Date: Monday 18 August 2014
Time: 3pm-5pm
Location: Rogers Room, Woolley Building, The University of Sydney
Contact: craig.lyons@sydney.edu.au
ALL WELCOME
Download flyer
The history of Saint Brendan’s Isle traces a curious history of desire. In the early medieval Navigatio sancti Brendani the Irish saint journeys over the sea towards the west, sailing for a mythical seven years but eventually finding “the Promised Land, which God will give to those who come after us at the end of time.” Tudor apologist John Dee used Saint Brendan’s voyage as evidence for Elizabeth’s I’s claim to northern lands and the New World. Four early modern expeditions (in the so-called age of discovery) set out to find Saint Brendan’s Isle – to determine if it did indeed exist – but all ended by failing to find that Land of Promise. By the end of the eighteenth century it was concluded that this illusory landmass might well have been but atmospheric refraction – a mirage. Carolyn Dinshaw uses this history to discuss the desirous dynamics of the real and the illusory, as they are played out in journeys of exploration and empire as well as in philology and historical research, ever beckoning and ever receding.
Carolyn Dinshaw is Professor of Social and Cultural Analysis at New York University. She graduated from Bryn Mawr in 1978 and completed her PhD at Princeton in 1982. Her 1982 dissertation, subsequently published as Chaucer and the Text in 1988, explored the relevance of new critical modes for older literature, while in her 1989 book, Chaucer's Sexual Poetics (University of Wisconsin Press), she investigated the connection of past and present via the Western discursive tradition of gender. In Getting Medieval: Sexualities and Communities, Pre- and Postmodern (Duke University Press, 1999), she traced a queer desire for history. In her most recent book, How Soon is Now?
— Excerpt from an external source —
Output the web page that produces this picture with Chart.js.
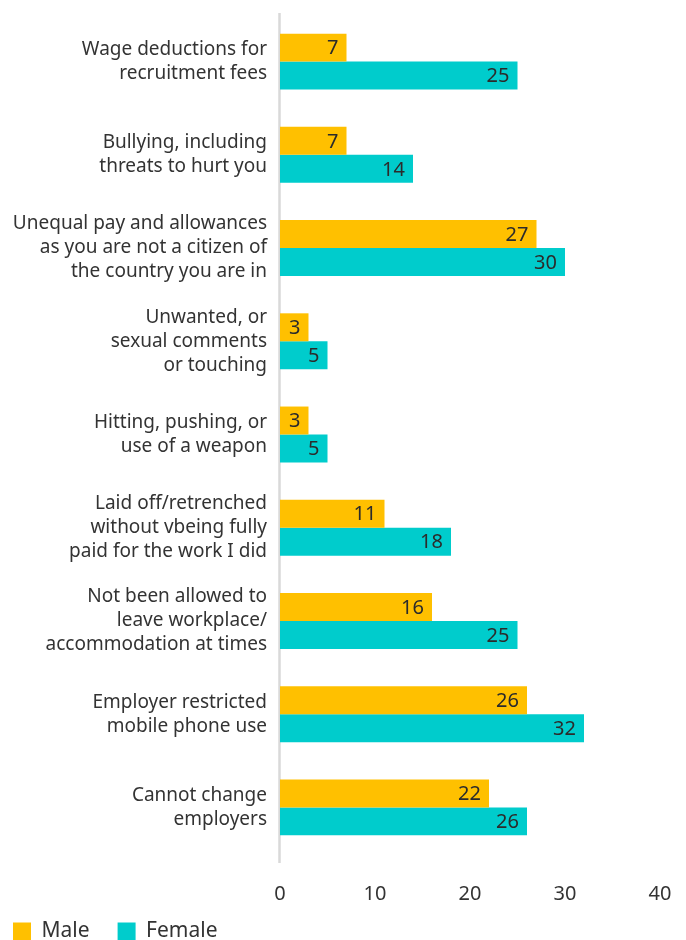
<!DOCTYPE html>
<html>
<head>
<meta charset="utf-8">
<script src="https://cdn.jsdelivr.net/npm/chart.js@4"></script>
<style>
  html, body { margin: 0; padding: 0; background: #fff; overflow: hidden; }
  #wrap { position: relative; width: 686px; height: 952px; }
</style>
</head>
<body>
<div id="wrap"><canvas id="chart"></canvas></div>
<script>
// Categories (multi-line labels) and values
const categories = [
    ['Wage deductions for', 'recruitment fees'],
    ['Bullying, including', 'threats to hurt you'],
    ['Unequal pay and allowances', 'as you are not a citizen of', 'the country you are in'],
    ['Unwanted, or', 'sexual comments', 'or touching'],
    ['Hitting, pushing, or', 'use of a weapon'],
    ['Laid off/retrenched', 'without vbeing fully', 'paid for the work I did'],
    ['Not been allowed to', 'leave workplace/', 'accommodation at times'],
    ['Employer restricted', 'mobile phone use'],
    ['Cannot change', 'employers']
];
const maleValues = [7, 7, 27, 3, 3, 11, 16, 26, 22];
const femaleValues = [25, 14, 30, 5, 5, 18, 25, 32, 26];
const xTicks = [0, 10, 20, 30, 40];

const FONT = "'Noto Sans', 'Open Sans', sans-serif";
Chart.defaults.font.family = FONT;
Chart.defaults.color = '#333';

// Value labels drawn inside the end of each bar
const barValueLabels = {
    id: 'barValueLabels',
    afterDatasetsDraw(chart) {
        const ctx = chart.ctx;
        ctx.save();
        ctx.font = '20px ' + FONT;
        ctx.fillStyle = '#2b2b2b';
        ctx.textAlign = 'right';
        ctx.textBaseline = 'middle';
        chart.data.datasets.forEach((ds, i) => {
            chart.getDatasetMeta(i).data.forEach((bar, j) => {
                ctx.fillText(ds.data[j], bar.x - 8, bar.y + 1);
            });
        });
        ctx.restore();
    }
};

// Light grey axis line at zero, a bit taller than the plot area
const zeroLine = {
    id: 'zeroLine',
    afterLayout(chart) {
        // x tick labels sit lower than the squeezed axis box; widen its clip area
        chart.scales.x.bottom += 30;
    },
    beforeDatasetsDraw(chart) {
        const ctx = chart.ctx;
        const x = chart.scales.x.getPixelForValue(0);
        const area = chart.chartArea;
        ctx.save();
        ctx.strokeStyle = '#d9d9d9';
        ctx.lineWidth = 2.5;
        ctx.beginPath();
        ctx.moveTo(x - 0.5, area.top - 2);
        ctx.lineTo(x - 0.5, area.bottom + 9);
        ctx.stroke();
        ctx.restore();
    }
};

new Chart(document.getElementById('chart'), {
    type: 'bar',
    data: {
        labels: categories,
        datasets: [
            {
                label: 'Male',
                data: maleValues,
                backgroundColor: '#FFC000',
                categoryPercentage: 0.6,
                barPercentage: 1.0
            },
            {
                label: 'Female',
                data: femaleValues,
                backgroundColor: '#00CCCC',
                categoryPercentage: 0.6,
                barPercentage: 1.0
            }
        ]
    },
    plugins: [zeroLine, barValueLabels],
    options: {
        indexAxis: 'y',
        responsive: true,
        maintainAspectRatio: false,
        animation: false,
        layout: { padding: { top: 15, right: 26, left: -15, bottom: 0 } },
        scales: {
            y: {
                afterFit(scale) {
                    scale.width = 295;
                    scale.paddingTop = 0;
                    scale.paddingBottom = 0;
                },
                grid: { display: false, drawTicks: false },
                border: { display: false },
                ticks: {
                    padding: 13,
                    color: '#333',
                    font: { size: 19, lineHeight: '24px' }
                }
            },
            x: {
                min: 0,
                max: 40,
                afterBuildTicks(scale) { scale.ticks = xTicks.map(v => ({ value: v })); },
                afterFit(scale) {
                    scale.height = 39;
                    scale.paddingLeft = 0;
                    scale.paddingRight = 0;
                },
                grid: { display: false, drawTicks: false },
                border: { display: false },
                ticks: {
                    padding: 28,
                    color: '#333',
                    font: { size: 20 }
                }
            }
        },
        plugins: {
            legend: {
                position: 'bottom',
                align: 'start',
                labels: {
                    boxWidth: 18,
                    boxHeight: 18,
                    padding: 28,
                    color: '#333',
                    font: { size: 21 }
                }
            },
            tooltip: { enabled: false }
        }
    }
});
</script>
</body>
</html>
Medieval Texts, Amateur Readers, and the Queerness of Time (Duke University Press, 2012), she looks directly at the experience of time itself, as it is represented in medieval works and as it is experienced in readers of those works.
Dinshaw’s current research projects extend her interests into the visual field. 'It’s Not Easy Being Green' focuses on the eerie figure of the foliate head — a decorative motif well nigh ubiquitous in medieval church sculpture in Western Europe that became known in the 20th century as the Green Man. This imagined mixture of human and vegetable (a head sprouting leaves or made up of vegetation) is the point of departure for her research on human/non-human relations, queerness and queer sexual subcultures now, "the ecological thought" (as Timothy Morton puts it), and what medieval literature can tell us about it all.
The second project, Exploring Nowhere: Mirages, Digital Maps, and the Historical Problem of Location, is undertaken with visual artist Marget Long. Long and Dinshaw look to the optical phenomenon of the mirage — a strange and elusive "nowhere" — to explore the broad concepts of location and locatability. They investigate the mirage’s visual and cultural history through a wide array of materials: medieval maps and legends of Paradise, early 20th-century Arctic exploration and photographs and video works from Long’s project on mirages. Long and Dinshaw take a long view of the mirage — an illusory image that prompts an irrational experience of time and space — in order to imagine (among other things) how to work and play with current digital mapping technologies intended to work us.
Carolyn Dinshaw is founding co-editor of GLQ: A Journal of Lesbian and Gay Studies, past President of the New Chaucer Society (2010-2012), and recipient of many awards for her research and her work as an editor. She is visiting Australia as a Distinguished International Fellow of the Australian Research Council Centre of Excellence for the History of Emotions.
Reading: The Voyage of Saint Brendan: Representative Versions of the Legend in English Translation. ed. W. R. J. Barron and Glyn S. Burgess, Exeter: University of Exeter Press, 2002, pp. 2-11, 13-64, 323-43, 361-2.